Baringer enrolled at Michigan State and originally did not plan on continuing his football career until he was contacted by the Spartans coaching staff. He took part in two tryouts, but was not offered a spot on the roster after either one. Baringer eventually joined the team after punters Jake Hartbarger and Tyler Hunt both suffered injuries during the 2018 season. He played in four games and punted 15 times for an average of 32.4 yards. Baringer was cut by the Spartans entering the 2019 season after the team added Australian punter Jack Bouwmeester to their recruiting class.

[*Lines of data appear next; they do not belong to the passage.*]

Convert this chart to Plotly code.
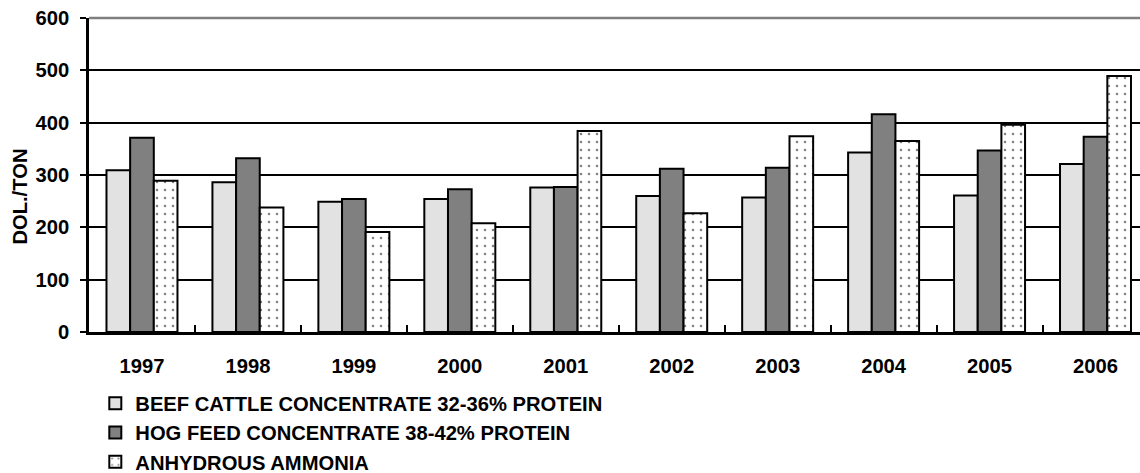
import plotly.graph_objects as go

years = ["1997", "1998", "1999", "2000", "2001", "2002", "2003", "2004", "2005", "2006"]
beef = [309, 286, 249, 254, 276, 260, 257, 343, 261, 321]
hog = [371, 332, 254, 273, 277, 312, 314, 416, 347, 373]
ammonia = [289, 238, 191, 208, 384, 227, 374, 365, 396, 489]

names = [
    "BEEF CATTLE CONCENTRATE 32-36% PROTEIN",
    "HOG FEED CONCENTRATE 38-42% PROTEIN",
    "ANHYDROUS AMMONIA",
]

FONT = dict(family="Liberation Sans, Arial, sans-serif", size=20.2, color="black", weight="bold")

fig = go.Figure()
fig.add_trace(go.Bar(
    x=years, y=beef, name=names[0],
    marker=dict(color="#e2e2e2", line=dict(color="black", width=2)),
))
fig.add_trace(go.Bar(
    x=years, y=hog, name=names[1],
    marker=dict(color="#808080", line=dict(color="black", width=2)),
))
fig.add_trace(go.Bar(
    x=years, y=ammonia, name=names[2],
    marker=dict(color="white", line=dict(color="black", width=2),
                pattern=dict(shape=".", fgcolor="black", bgcolor="white",
                             size=8, solidity=0.08, fillmode="overlay")),
))

fig.update_layout(
    width=1140, height=473,
    margin=dict(l=89, r=0, t=18, b=141),
    paper_bgcolor="white", plot_bgcolor="white",
    barmode="group", bargap=0.33, bargroupgap=0,
    font=FONT,
    showlegend=True,
    legend=dict(
        orientation="v", x=0.006, xanchor="left",
        yref="container", y=0.189, yanchor="top",
        font=FONT, bgcolor="rgba(0,0,0,0)", itemwidth=30,
    ),
    xaxis=dict(
        type="category", range=[-0.5, 9.42],
        showline=True, linecolor="black", linewidth=2.5,
        ticks="inside", tickson="boundaries", ticklen=7, tickwidth=2, tickcolor="black",
        showgrid=False, tickfont=FONT, ticklabelstandoff=14,
    ),
    yaxis=dict(
        range=[0, 600], dtick=100,
        showline=True, linecolor="black", linewidth=2.5,
        ticks="outside", ticklen=6, tickwidth=2, tickcolor="black",
        showgrid=True, gridcolor="black", gridwidth=2,
        tickfont=FONT, zeroline=False, ticklabelstandoff=7,
        ticklabeloverflow="allow",
    ),
    annotations=[dict(
        text="DOL./TON", textangle=-90, xref="paper", yref="paper",
        x=-0.066, y=0.43, xanchor="center", yanchor="middle",
        showarrow=False, font=FONT,
    )],
    shapes=[dict(type="line", xref="paper", yref="paper", x0=0, x1=1, y0=1, y1=1,
                 line=dict(color="#7f7f7f", width=2.5))],
)

fig.write_html("out.html", config={"displayModeBar": False},
               post_script="document.body.style.margin='0';")
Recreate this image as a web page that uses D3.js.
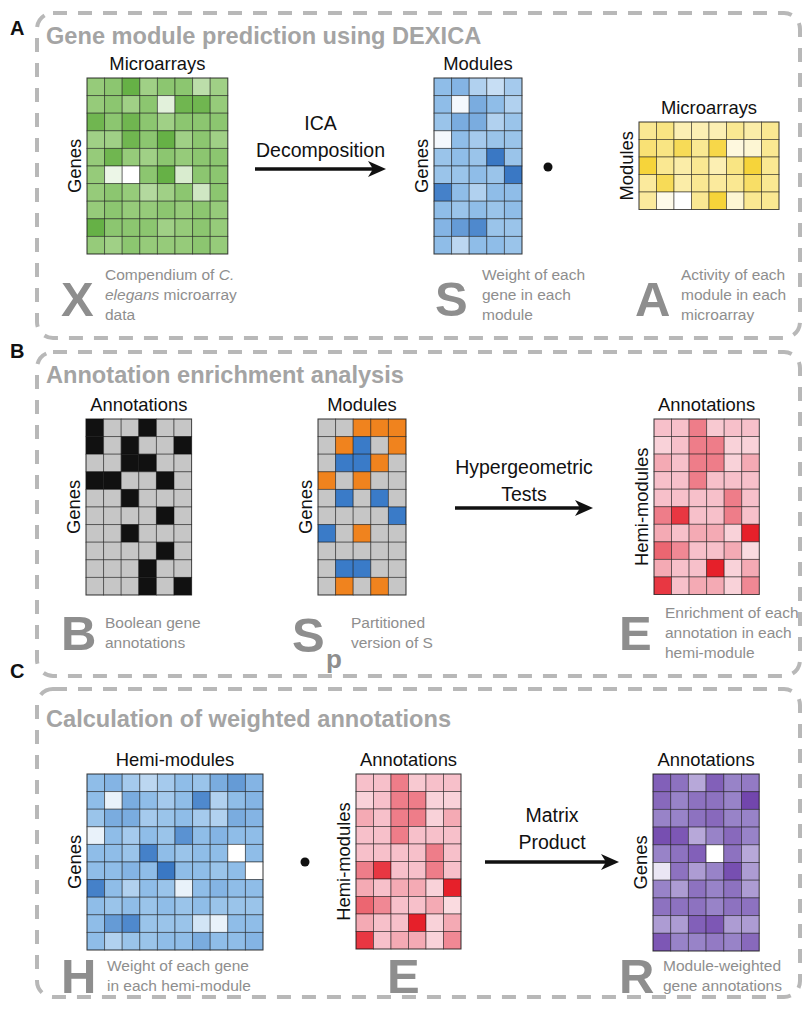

Baringer continued to practice punting independently and was offered to rejoin the team after Bouwmeester left the team at the conclusion of the season. He entered his redshirt junior season competing with Mitchell Crawford, a graduate transfer from UTEP, but ultimately won the punting job early in the season and averaged 43.6 yards per punt on 37 punts. As a redshirt senior, Baringer punted 59 times for a Michigan State record 48.4 yard average and was named second team All-Big Ten Conference. Baringer used the extra year of eligibility granted to college athletes in 2020 due to the COVID-19 pandemic and returned to Michigan State for a sixth year. He entered his final season ranked as the best punting prospect for the 2023 NFL Draft by ESPN analyst Mel Kiper.

==Professional career==

Baringer was selected by the New England Patriots in the sixth round, 192nd overall, of the 2023 NFL draft. He signed a standard four-year rookie contract with a total value of about $4.02 million, including a signing bonus of $178,459. He was named to the PFWA NFL All-Rookie Team.

Baringer started his career with a punt of at least 50 yards in each of his first 26 games. The streak ended in Week 11 of the NFL 2024 season.

In the 2025 season, Baringer punted 51 times for 2,416 yards for a 47.4 average. In Super Bowl LX, he punted eight times for a 44.5 average in the 29–13 loss to the Seattle Seahawks.

On September 1, 2026, Baringer was placed on injured reserve.

Pre-draft measurables
| Height | Weight | Arm length | Hand span | Wingspan |
| 6 ft 1+3⁄4 in (1.87 m) | 216 lb (98 kg) | 30+1⁄2 in (0.77 m) | 9 in (0.23 m) | 6 ft 2+1⁄4 in (1.89 m) |
All values from NFL Combine

== NFL career statistics ==

Legend
|  | Led the league |
| Bold | Career high |

===Regular season===

| Year | Team | GP | Punting |  |  |  |  |  |  |  |
| Punts | Yds | Lng | Avg | Net Avg | Blk | Ins20 | RetY |
| 2023 | NE | 17 | 98 | 4,598 | 79 | 46.9 | 40.8 | 0 | 38 | 441 |
| 2024 | NE | 17 | 70 | 3,486 | 75 | 49.8 | 41.7 | 0 | 31 | 406 |
| 2025 | NE | 17 | 51 | 2,416 | 73 | 47.4 | 40.6 | 0 | 21 | 265 |
| Career |  | 51 | 219 | 10,500 | 79 | 47.9 | 41.0 | 0 | 90 | 1,112 |

=== Postseason ===

| Year | Team | GP | Punting |  |  |  |  |  |  |  |
| Punts | Yds | Lng | Avg | Net Avg | Blk | Ins20 | RetY |
| 2025 | NE | 3 | 19 | 766 | 55 | 40.3 | 37.3 | 0 | 6 | 37 |
| Career |  | 3 | 19 | 766 | 55 | 40.3 | 37.3 | 0 | 6 | 37 |

==Personal life==
Baringer is a close friend of professional golfer James Piot, who was also his roommate at Michigan State.